Here's how consumers, legislators and vendors can each do their part
By any measure, connected devices are going to play prominent roles in our future lives. They’ll be everywhere – connecting items in our homes, our workplaces, our cars and our public buildings to the web, tracking usage and offering instant access to information and services. Some estimates say IoT connections will triple in just six years, up to 75 billion by 2025.
But, for connected devices to reach their full potential, everyone with a stake in their success will have to ensure that these devices are secure. There’s already plenty of concern about information leaks and compromises to IoT-enabled systems. According to one report, a third of respondents (28%) who haven’t yet purchased a smart device said they wouldn’t buy one due to privacy and security misgivings. Consumers will grow more anxious in the future – if security concerns aren’t addressed.
Legislation will need to do its part. Some initiatives are already happening, spurred on by the EU’s GDPR’s worldwide blueprint for new privacy legislation. But other initiatives will have to fall in behind.

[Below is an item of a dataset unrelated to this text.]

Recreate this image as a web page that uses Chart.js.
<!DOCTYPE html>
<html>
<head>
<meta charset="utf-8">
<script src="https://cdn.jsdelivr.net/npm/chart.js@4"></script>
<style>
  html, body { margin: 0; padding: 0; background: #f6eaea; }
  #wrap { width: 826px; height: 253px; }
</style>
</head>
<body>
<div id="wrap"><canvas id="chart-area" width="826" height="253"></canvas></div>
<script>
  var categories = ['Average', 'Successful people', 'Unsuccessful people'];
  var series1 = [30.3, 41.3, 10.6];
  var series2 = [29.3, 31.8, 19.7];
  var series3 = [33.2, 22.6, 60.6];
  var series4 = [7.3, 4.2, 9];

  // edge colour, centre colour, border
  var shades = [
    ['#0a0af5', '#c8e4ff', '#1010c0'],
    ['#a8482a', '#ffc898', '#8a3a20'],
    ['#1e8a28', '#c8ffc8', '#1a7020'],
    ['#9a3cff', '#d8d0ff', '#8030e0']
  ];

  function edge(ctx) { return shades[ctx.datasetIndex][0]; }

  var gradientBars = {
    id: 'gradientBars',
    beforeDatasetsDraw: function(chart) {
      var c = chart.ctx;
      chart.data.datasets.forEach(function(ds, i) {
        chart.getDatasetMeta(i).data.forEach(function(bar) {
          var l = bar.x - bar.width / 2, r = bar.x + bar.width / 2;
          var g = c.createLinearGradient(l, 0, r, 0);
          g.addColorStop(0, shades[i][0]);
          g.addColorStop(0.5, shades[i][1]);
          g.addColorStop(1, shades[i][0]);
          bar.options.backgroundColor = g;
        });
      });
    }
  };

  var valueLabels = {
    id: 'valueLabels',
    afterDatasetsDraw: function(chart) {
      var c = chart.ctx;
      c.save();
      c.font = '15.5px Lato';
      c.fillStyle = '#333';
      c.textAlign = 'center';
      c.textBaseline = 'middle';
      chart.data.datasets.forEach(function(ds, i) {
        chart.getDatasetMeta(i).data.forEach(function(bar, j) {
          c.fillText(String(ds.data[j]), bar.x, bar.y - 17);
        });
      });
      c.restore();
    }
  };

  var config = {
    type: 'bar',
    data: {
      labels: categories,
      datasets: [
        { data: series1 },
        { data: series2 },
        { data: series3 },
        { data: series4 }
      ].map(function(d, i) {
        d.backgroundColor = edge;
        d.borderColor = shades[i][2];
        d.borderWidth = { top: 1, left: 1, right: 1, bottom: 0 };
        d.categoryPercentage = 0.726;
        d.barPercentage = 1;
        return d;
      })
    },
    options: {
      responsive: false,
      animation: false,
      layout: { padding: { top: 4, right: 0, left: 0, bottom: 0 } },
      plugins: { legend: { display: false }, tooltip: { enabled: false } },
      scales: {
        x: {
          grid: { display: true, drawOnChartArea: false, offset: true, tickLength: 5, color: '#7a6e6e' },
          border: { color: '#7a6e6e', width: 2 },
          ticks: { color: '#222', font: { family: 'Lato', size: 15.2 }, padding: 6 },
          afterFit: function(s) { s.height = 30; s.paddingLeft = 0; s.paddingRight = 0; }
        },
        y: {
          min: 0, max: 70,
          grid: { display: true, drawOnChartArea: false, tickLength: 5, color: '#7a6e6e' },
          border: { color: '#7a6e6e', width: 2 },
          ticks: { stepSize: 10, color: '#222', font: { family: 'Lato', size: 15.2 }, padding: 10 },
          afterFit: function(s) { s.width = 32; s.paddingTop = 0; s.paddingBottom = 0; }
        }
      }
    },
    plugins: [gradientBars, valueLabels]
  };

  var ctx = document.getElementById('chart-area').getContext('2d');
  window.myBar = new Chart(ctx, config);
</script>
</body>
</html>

California’s cybersecurity bill, the Security of Connected Devices, became law in January 2020. While its requirement on passwords is praised, the rest of the law is considered weak. The law requires that each new device be made with a unique password, requiring a user to “generate a new means of authentication before access is granted to the device for the first time.” That’s a start. The further requirement that each device has “reasonable” and “appropriate” security features is open to interpretation.
A second law, being debated in the UK, requires that manufacturers do three things: institute unique passwords (not resettable to universal factory settings), provide a public point of contact so that anyone can report a flaw and expect timely response, and explicitly state the minimum length of time for which devices will receive security updates at the point of sale.
“Our new law will hold firms manufacturing and selling internet-connected devices to account and stop hackers threatening people’s privacy and safety,” Matt Warman, U.K. Minister for Digital and Broadband, said in a statement. “It will mean robust security standards are built in from the design stage and not bolted on as an afterthought.”
Security safeguards from just a few key vendors could pave the way for a more secure future for connected devices. For example, Amazon and Google account for over 90% of voice assistant devices globally. Game consoles are dominated by three major players (Microsoft, Sony, Nintendo) in almost every region across the world.
Amazon, for one, is taking positive steps, requiring companies that integrate with the Alexa voice assistant to implement a range of security features. Others need to follow suit.
How to protect your connected devices
While manufacturers and governments have their mandates, consumers also need to take steps to protect their connected devices, now and in the future. Here are a few recommendations.
Pay attention to software updates: Connected devices are like any other piece of technology: They need to be updated regularly with all of the latest security features. Try to purchase home-related items – thermostats, cameras, refrigerators, voice assistants – from name brands that will be in business for a while and will regularly update software.
Use secure passwords: Again, this is just security 101. Just because you’re setting up a small item – like a plug or a speaker – you still need to equip the system with a strong password. Hackers breaching IoT systems can often gain access to other systems with more precious data. Don’t give them an opening.
Don’t connect your networks: If a hacker does slip inside a crack in your smart lighting system, don’t let him move laterally to access your bank files. Put IoT devices on different networks, separated from laptops and other data stores.
Connected devices are currently a big security issue, as National Cybersecurity Awareness Month comes to a close. However, you can expect continued coverage of this topic well into the future.